MATERIAL PROVIDED =
^^^^^^^^

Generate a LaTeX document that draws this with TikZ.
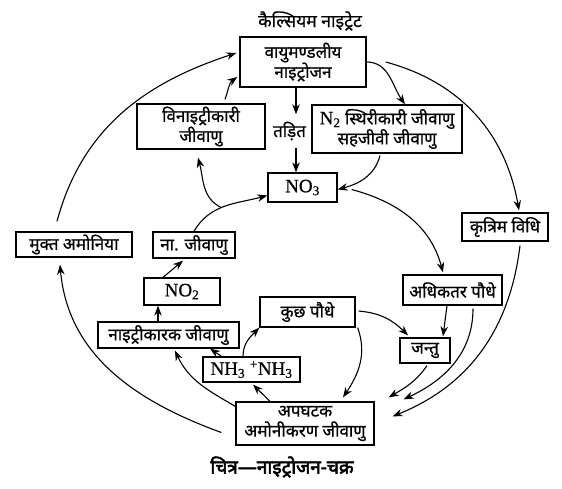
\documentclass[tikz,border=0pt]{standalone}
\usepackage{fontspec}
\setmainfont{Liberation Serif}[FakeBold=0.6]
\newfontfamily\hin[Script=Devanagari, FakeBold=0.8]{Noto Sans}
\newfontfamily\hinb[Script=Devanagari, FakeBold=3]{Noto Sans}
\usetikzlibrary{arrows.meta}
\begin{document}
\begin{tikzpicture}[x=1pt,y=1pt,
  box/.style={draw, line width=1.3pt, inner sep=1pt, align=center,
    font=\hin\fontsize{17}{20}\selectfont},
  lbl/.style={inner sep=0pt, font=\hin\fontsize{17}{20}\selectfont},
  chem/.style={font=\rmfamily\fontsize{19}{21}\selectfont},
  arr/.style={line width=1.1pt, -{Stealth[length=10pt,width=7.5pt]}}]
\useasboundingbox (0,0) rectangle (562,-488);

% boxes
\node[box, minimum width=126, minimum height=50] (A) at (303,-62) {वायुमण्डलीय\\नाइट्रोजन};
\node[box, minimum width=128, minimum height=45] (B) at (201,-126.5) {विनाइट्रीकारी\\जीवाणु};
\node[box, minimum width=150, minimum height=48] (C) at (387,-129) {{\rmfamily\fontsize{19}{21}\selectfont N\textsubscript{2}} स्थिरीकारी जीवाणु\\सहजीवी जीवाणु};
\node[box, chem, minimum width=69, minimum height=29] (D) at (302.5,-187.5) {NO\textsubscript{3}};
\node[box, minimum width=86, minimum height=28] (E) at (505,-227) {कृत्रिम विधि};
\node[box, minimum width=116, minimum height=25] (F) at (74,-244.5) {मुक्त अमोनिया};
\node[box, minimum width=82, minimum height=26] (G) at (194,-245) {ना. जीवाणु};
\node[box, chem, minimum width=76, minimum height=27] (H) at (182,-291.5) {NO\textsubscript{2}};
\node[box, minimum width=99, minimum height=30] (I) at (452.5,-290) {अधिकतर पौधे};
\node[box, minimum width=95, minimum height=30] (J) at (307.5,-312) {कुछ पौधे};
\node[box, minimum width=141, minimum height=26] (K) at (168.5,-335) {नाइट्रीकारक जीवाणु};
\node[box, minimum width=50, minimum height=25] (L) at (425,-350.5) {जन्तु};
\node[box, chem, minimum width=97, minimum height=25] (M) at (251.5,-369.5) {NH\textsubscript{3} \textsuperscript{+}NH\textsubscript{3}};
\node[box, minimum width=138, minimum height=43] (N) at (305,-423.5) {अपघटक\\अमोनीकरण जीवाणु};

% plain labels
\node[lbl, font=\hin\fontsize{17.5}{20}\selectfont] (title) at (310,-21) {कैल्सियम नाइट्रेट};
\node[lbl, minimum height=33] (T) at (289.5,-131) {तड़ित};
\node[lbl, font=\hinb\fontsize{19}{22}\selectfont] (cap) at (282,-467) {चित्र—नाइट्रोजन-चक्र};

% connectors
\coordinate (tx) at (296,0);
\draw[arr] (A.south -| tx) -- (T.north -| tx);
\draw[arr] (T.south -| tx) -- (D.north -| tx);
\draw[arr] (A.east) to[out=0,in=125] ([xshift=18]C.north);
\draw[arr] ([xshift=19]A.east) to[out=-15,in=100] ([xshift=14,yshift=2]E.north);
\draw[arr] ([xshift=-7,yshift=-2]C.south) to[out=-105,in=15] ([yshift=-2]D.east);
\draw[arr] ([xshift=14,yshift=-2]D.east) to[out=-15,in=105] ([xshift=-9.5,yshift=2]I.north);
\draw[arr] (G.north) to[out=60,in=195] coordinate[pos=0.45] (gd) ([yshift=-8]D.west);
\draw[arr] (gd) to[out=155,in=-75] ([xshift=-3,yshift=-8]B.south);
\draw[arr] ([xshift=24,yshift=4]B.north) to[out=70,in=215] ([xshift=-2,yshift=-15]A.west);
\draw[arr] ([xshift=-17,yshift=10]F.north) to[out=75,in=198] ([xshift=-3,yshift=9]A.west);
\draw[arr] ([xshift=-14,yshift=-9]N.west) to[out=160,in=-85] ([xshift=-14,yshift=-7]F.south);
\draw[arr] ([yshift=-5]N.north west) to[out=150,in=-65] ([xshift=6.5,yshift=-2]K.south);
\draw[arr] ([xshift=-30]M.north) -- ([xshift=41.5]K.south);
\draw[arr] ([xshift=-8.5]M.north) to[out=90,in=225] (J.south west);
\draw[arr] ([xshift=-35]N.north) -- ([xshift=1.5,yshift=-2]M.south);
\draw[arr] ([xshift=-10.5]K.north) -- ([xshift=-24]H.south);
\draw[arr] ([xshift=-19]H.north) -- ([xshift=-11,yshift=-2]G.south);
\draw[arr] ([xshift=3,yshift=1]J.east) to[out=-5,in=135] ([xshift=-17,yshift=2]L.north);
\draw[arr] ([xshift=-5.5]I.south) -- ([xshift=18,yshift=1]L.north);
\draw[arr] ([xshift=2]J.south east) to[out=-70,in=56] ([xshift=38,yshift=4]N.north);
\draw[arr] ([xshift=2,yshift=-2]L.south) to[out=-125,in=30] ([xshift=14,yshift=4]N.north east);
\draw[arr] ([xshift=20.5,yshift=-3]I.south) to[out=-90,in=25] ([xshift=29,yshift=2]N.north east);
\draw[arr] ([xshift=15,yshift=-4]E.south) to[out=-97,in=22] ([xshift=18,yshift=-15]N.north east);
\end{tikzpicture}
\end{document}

^^^^^^^^

EXERCISE GOAL =
Take the material above from its first line through the line holding "(0,0) rectangle (562,-488);" and set it down exactly, without the pictures.

TASK SOLUTION =
Generate a LaTeX document that draws this with TikZ.
\documentclass[tikz,border=0pt]{standalone}
\usepackage{fontspec}
\setmainfont{Liberation Serif}[FakeBold=0.6]
\newfontfamily\hin[Script=Devanagari, FakeBold=0.8]{Noto Sans}
\newfontfamily\hinb[Script=Devanagari, FakeBold=3]{Noto Sans}
\usetikzlibrary{arrows.meta}
\begin{document}
\begin{tikzpicture}[x=1pt,y=1pt,
  box/.style={draw, line width=1.3pt, inner sep=1pt, align=center,
    font=\hin\fontsize{17}{20}\selectfont},
  lbl/.style={inner sep=0pt, font=\hin\fontsize{17}{20}\selectfont},
  chem/.style={font=\rmfamily\fontsize{19}{21}\selectfont},
  arr/.style={line width=1.1pt, -{Stealth[length=10pt,width=7.5pt]}}]
\useasboundingbox (0,0) rectangle (562,-488);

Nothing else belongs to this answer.